Por causa disso, Vasco Rato, que presidiu a Fundação Luso-Americana para o Desenvolvimento (FLAD) entre 2014 e 2020, considera que a campanha eleitoral, que historicamente arranca no feriado do Dia do Trabalhador (celebrado na primeira segunda-feira de setembro), “começa verdadeiramente com este debate”.

No entanto, os candidatos não partem do mesmo ponto de partida: enquanto Donald Trump beneficia do facto de já ter sido candidato e Presidente, além de estar na campanha há mais tempo, Kamala Harris é vice-presidente e menos conhecida em comparação com o seu adversário.
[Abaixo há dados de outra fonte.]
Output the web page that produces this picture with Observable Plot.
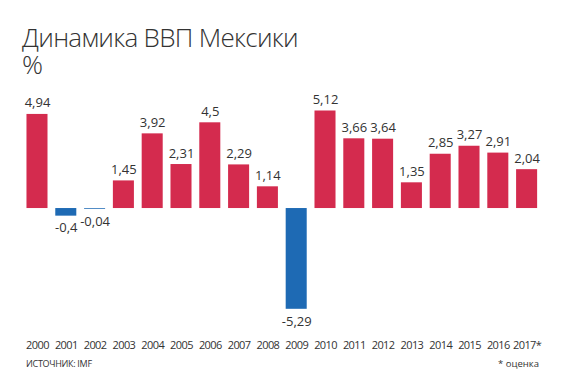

Kamala Harris e Donald Trump debatem esta noite no National Constitution Center, um centro educativo privado sem fins lucrativos e um museu dedicado à Constituição dos EUA, em Filadélfia.
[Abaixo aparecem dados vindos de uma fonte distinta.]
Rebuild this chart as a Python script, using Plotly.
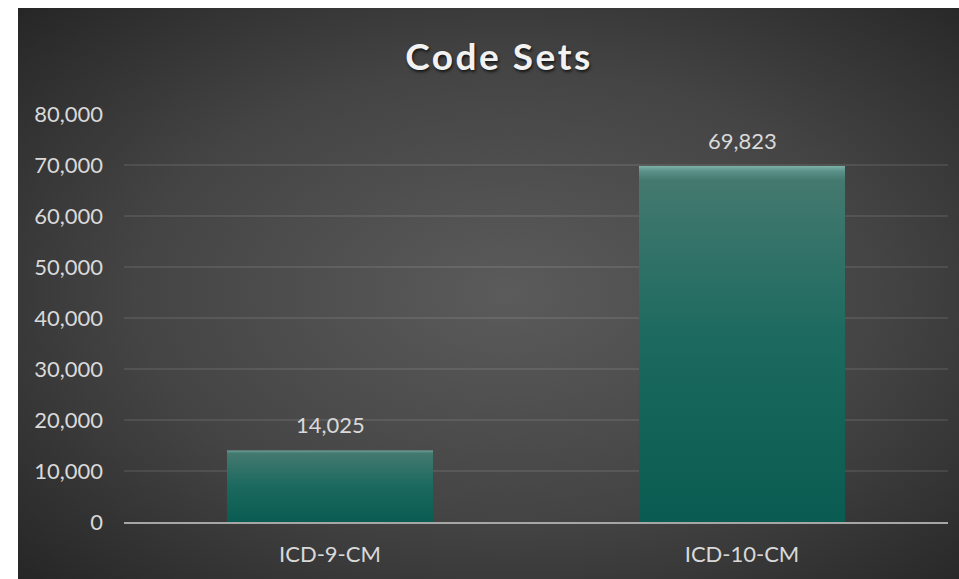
import base64
import plotly.graph_objects as go

# ---- data ----
categories = ["ICD-9-CM", "ICD-10-CM"]
code_counts = [14025, 69823]
y_tick_values = [0, 10000, 20000, 30000, 40000, 50000, 60000, 70000, 80000]
chart_title = "Code Sets"

FONT = "Lato, 'Open Sans', sans-serif"
TEXT_COLOR = "#d9d9d9"

# radial background gradient as an SVG image
bg_svg = (
    '<svg xmlns="http://www.w3.org/2000/svg" width="941" height="571" '
    'viewBox="0 0 941 571" preserveAspectRatio="none">'
    '<defs><radialGradient id="g" cx="52%" cy="50%" r="72%">'
    '<stop offset="0" stop-color="#5b5b5b"/>'
    '<stop offset="0.55" stop-color="#444444"/>'
    '<stop offset="1" stop-color="#262626"/>'
    '</radialGradient></defs>'
    '<rect width="941" height="571" fill="url(#g)"/></svg>'
)
bg_src = "data:image/svg+xml;base64," + base64.b64encode(bg_svg.encode()).decode()

W, H = 941, 571
ML, MR, MT, MB = 106, 11, 106, 57
pw = W - ML - MR
ph = H - MT - MB

fig = go.Figure()
fig.add_trace(go.Bar(
    x=categories,
    y=code_counts,
    width=0.5,
    marker=dict(color="#17675d", line=dict(width=0)),
    hoverinfo="x+y",
))

for c, v in zip(categories, code_counts):
    fig.add_annotation(
        x=c, y=v, text=f"{v:,}", showarrow=False,
        yanchor="bottom", yshift=10,
        font=dict(family=FONT, size=22, color=TEXT_COLOR),
    )

fig.add_layout_image(dict(
    source=bg_src, xref="paper", yref="paper",
    x=-ML / pw, y=1 + MT / ph,
    sizex=W / pw, sizey=H / ph,
    xanchor="left", yanchor="top",
    sizing="stretch", layer="below",
))

fig.update_layout(
    width=W, height=H,
    margin=dict(l=ML, r=MR, t=MT, b=MB, pad=0),
    paper_bgcolor="#333333",
    plot_bgcolor="rgba(0,0,0,0)",
    showlegend=False,
    bargap=0.5,
    title=dict(
        text=chart_title,
        x=481 / W, xanchor="center",
        y=1 - 49 / H, yanchor="middle",
        xref="container", yref="container",
        font=dict(family=FONT, size=37, color="#f2f2f2", weight="bold",
                  shadow="1px 2px 3px rgba(0,0,0,0.7)"),
    ),
    xaxis=dict(
        showgrid=False, zeroline=False,
        showline=True, linecolor="#a6a6a6", linewidth=2,
        ticks="", ticklabelstandoff=12,
        tickfont=dict(family=FONT, size=22, color=TEXT_COLOR),
        fixedrange=True,
    ),
    yaxis=dict(
        range=[0, 80000], tickvals=y_tick_values, tickformat=",d",
        showgrid=True, gridcolor="rgba(255,255,255,0.09)", gridwidth=1.5,
        zeroline=False, showline=False, ticks="", ticklabelstandoff=20,
        tickfont=dict(family=FONT, size=22, color=TEXT_COLOR),
        fixedrange=True,
    ),
    font=dict(family=FONT, color=TEXT_COLOR),
)

post_js = """
var gd = document.getElementById('{plot_id}');
document.body.style.margin = '8px 0 0 18px';
document.body.style.overflow = 'hidden';
function applyStyle(){
  var svg = gd.querySelector('svg.main-svg');
  if(!svg) return;
  var ns = 'http://www.w3.org/2000/svg';
  if(!document.getElementById('barGrad')){
    var defs = svg.querySelector('defs');
    if(!defs){ defs = document.createElementNS(ns,'defs'); svg.insertBefore(defs, svg.firstChild); }
    var lg = document.createElementNS(ns,'linearGradient');
    lg.setAttribute('id','barGrad');
    lg.setAttribute('x1','0'); lg.setAttribute('y1','0');
    lg.setAttribute('x2','0'); lg.setAttribute('y2','1');
    var stops = [[0,'#7db3a9'],[0.015,'#5a9188'],[0.04,'#44796f'],[0.5,'#1b695f'],[1,'#0a5b51']];
    stops.forEach(function(s){
      var st = document.createElementNS(ns,'stop');
      st.setAttribute('offset', s[0]); st.setAttribute('stop-color', s[1]);
      lg.appendChild(st);
    });
    defs.appendChild(lg);
  }
  gd.querySelectorAll('.trace.bars .point path').forEach(function(p){ p.style.fill = 'url(#barGrad)'; });
  gd.querySelectorAll('.gtitle').forEach(function(t){ t.style.letterSpacing = '2.5px'; });
}
applyStyle();
if (gd.on) gd.on('plotly_afterplot', applyStyle);
"""

fig.write_html("out.html", post_script=post_js, config=dict(displayModeBar=False))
“Há uma grande expectativa” em torno da prestação de Harris, pela sua capacidade de recuperar alguns votos para os democratas após a desistência de Biden, assinala Vasco Rato, em declarações ao ECO. Só que “agora as pessoas vão querer saber o que é que ela realmente quer, [porque] esta coisa da felicidade já não é suficiente“, acrescenta o também investigador no Instituto Português de Relações Internacionais da Universidade Nova de Lisboa (IPRI-UNL), que vê “algumas vulnerabilidades” na vice-presidente dos EUA.

Entre elas, explicita Vasco Rato, constam a “falta de substância e de clarificação” nas propostas que a candidata democrata tem apresentado, a par com “mudanças de posição” em algumas políticas, como por exemplo no que diz respeito ao fracking – um assunto importante para o eleitorado da Pensilvânia, o swing state com o maior número de grandes eleitores (19) no Colégio Eleitoral e onde Harris e Trump surgem empatados nas sondagens –, que terá de justificar no debate desta noite.

"O ponto fraco de Trump é [o facto de ser] impulsivo, portanto, será tentado a interromper a Kamala Harris, a mandar bocas. Por isso é que a equipa dele insistiu que os microfones estejam desligados durante o debate.”

Vasco Rato

Ex-presidente da Fundação Luso-Americana para o Desenvolvimento (FLAD)

Luís Tomé, professor catedrático e diretor do Departamento de Relações Internacionais da Universidade Autónoma de Lisboa (UAL), concorda que “Kamala Harris tem mais a provar e a demonstrar” do que o seu opositor, “precisamente porque o eleitorado está bastante mais familiarizado com o estilo e as ideias de Donald Trump e, por isso mesmo, este provoca tantos anticorpos e é tão polarizador”.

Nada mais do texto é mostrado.